02 Ekim 2016 15:55
Ünlü müzisyen Sertab Erener, 15 Temmuz'da düzenlenen darbe girişimiyle ilgili olarak "Ben küçükken bir darbe daha yaşamıştım. Onunla bunun arasında bir karşılaştırma yapıyorum. Bu çok garip bir şekilde başladı. Ne olduğunu anlamadan sosyal medyadan yapılan paylaşımlarla başlayan ve sabaha kadar devam eden bir şey yaşadık. Bildirinin okunduğu anda 10 yıl yaşlandım! Hepimiz birbirimize sarılıp ağladık, çünkü çok yoğun bir şeydi yaşadığımız" dedi.
Kırık Kalpler albümünü çıkaran Sertab Erener'in Habertürk'ten Kübra Par'a verdiği yazısılı söyleşi şöyle:
Yeni albümünüzün adı ‘Kırık Kalpler’. Türkiye’nin son dönemdeki ruh haline de denk düştü diyebilir miyiz?
Denk düştü gerçekten. Doğduğumuzdan beri bu ülkede melankoli bitmiyor. Bir yerlerden geçiyoruz, dibe vurup tekrar çıkıyoruz. Hayat gibi ülkenin durumu sanırım. Kişisel olarak benim açımdansa ironik aslında. İnsanların hayatlarında birtakım şeylerden geçtikleri melankolik dönemleri oluyor, bazı şeyler birikiyor. Daha sonra bir açıklığa çıkıyorsunuz. Şu an çok iyiyim ama albüm iyi olmadığım bir dönemin şarkıları ve melankolisini yansıtıyor.
15 Temmuz ve sonrasında yaşananlardan sonra insanlar biraz içine kapandı sanki ama sizin geçen haftalarda verdiğiniz 2 konser de çok kalabalıkmış. Halkta bir rahatlama isteği mi var acaba?
Birinci ve İkinci Dünya Savaşı eğlencenin çok olduğu, insanların kendilerini mutlu etmeye çalıştığı dönemlermiş. Halk bir yerden çok sıkışınca başka bir yerden rahatlama istiyor. İnsanlar bir araya gelip şarkı söylemeyi, mutlu bir anı paylaşmayı özlüyor.
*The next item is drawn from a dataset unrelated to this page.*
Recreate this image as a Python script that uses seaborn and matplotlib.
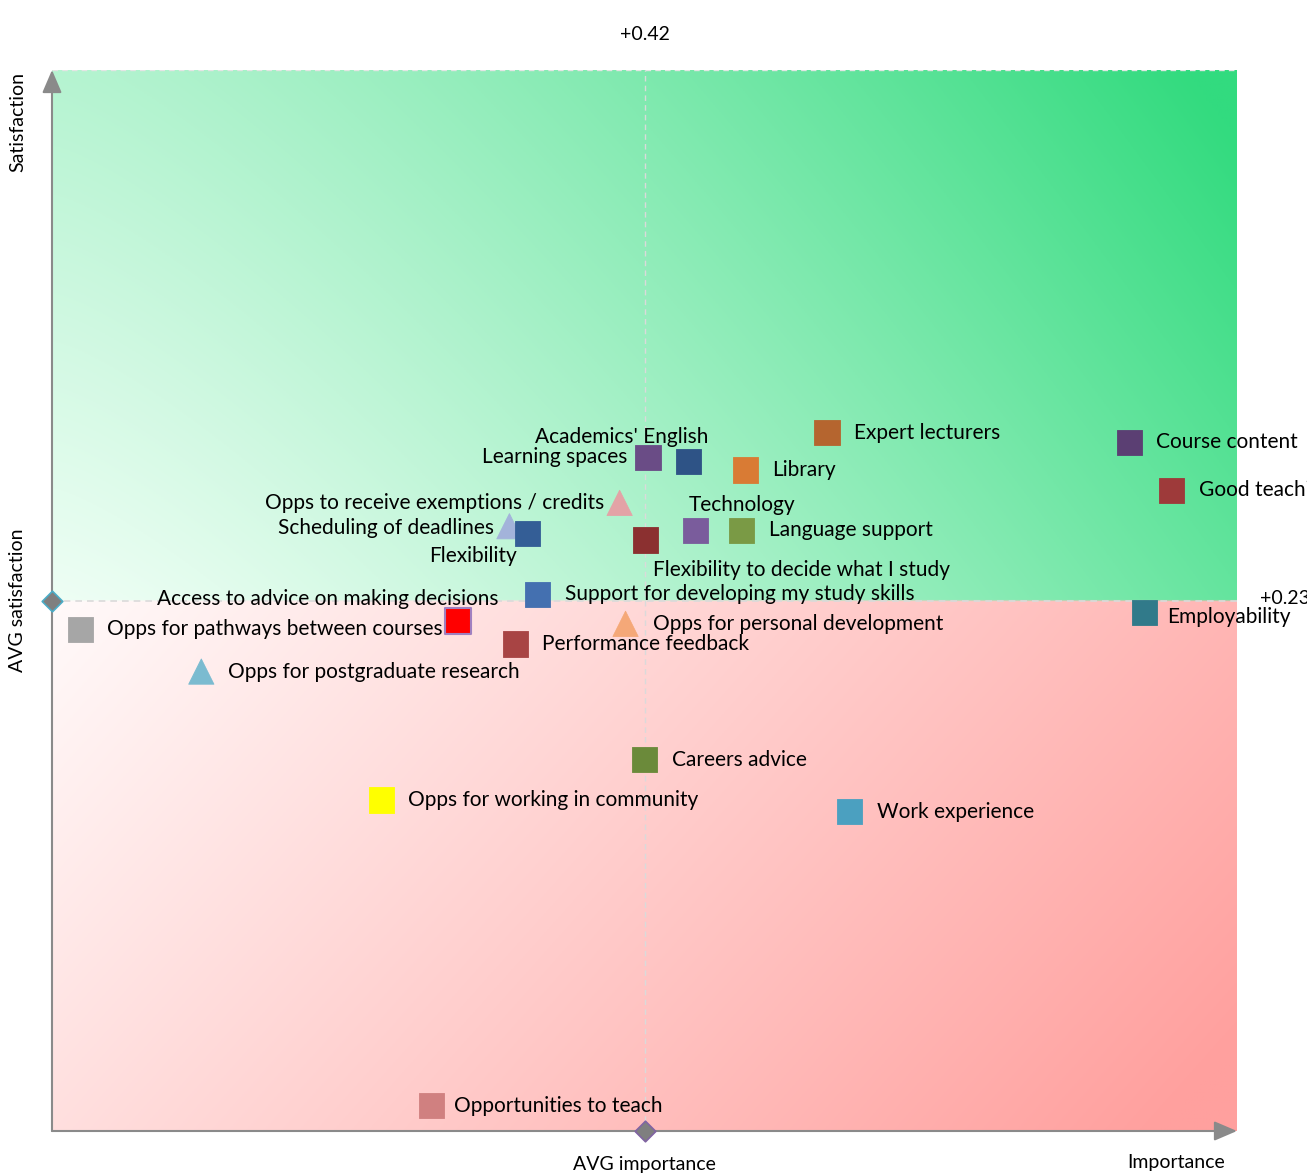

Bunun payı var. Çok ciddi ve önemli bir yerden geçti Türkiye. Umarım tamamen bitmiştir.
Son konserin gelirini darbe şehitlerinin ailelerine bağışlamamışsınız. Fikir nasıl doğdu?
İlk konser iyi geçince, “Bir tane daha yapalım” dediklerinde bir anlamı olsun istedik. Bu yüzden konseri 15 Temmuz Şehitleri’ne adamak, kaybettiğimiz insanlar için küçük de olsa bir şey yapmak istedim.
Darbe girişimi gecesi siz neler yaşadınız? Korkutucu muydu?
Ben küçükken bir darbe daha yaşamıştım. Onunla bunun arasında bir karşılaştırma yapıyorum. Bu çok garip bir şekilde başladı. Ne olduğunu anlamadan sosyal medyadan yapılan paylaşımlarla başlayan ve sabaha kadar devam eden bir şey yaşadık. Bildirinin okunduğu anda 10 yıl yaşlandım! “Hayır, lütfen bu gerçek olmasın, bunu yaşamayalım bir kez daha” dedim. Hepimiz birbirimize sarılıp ağladık, çünkü çok yoğun bir şeydi yaşadığımız.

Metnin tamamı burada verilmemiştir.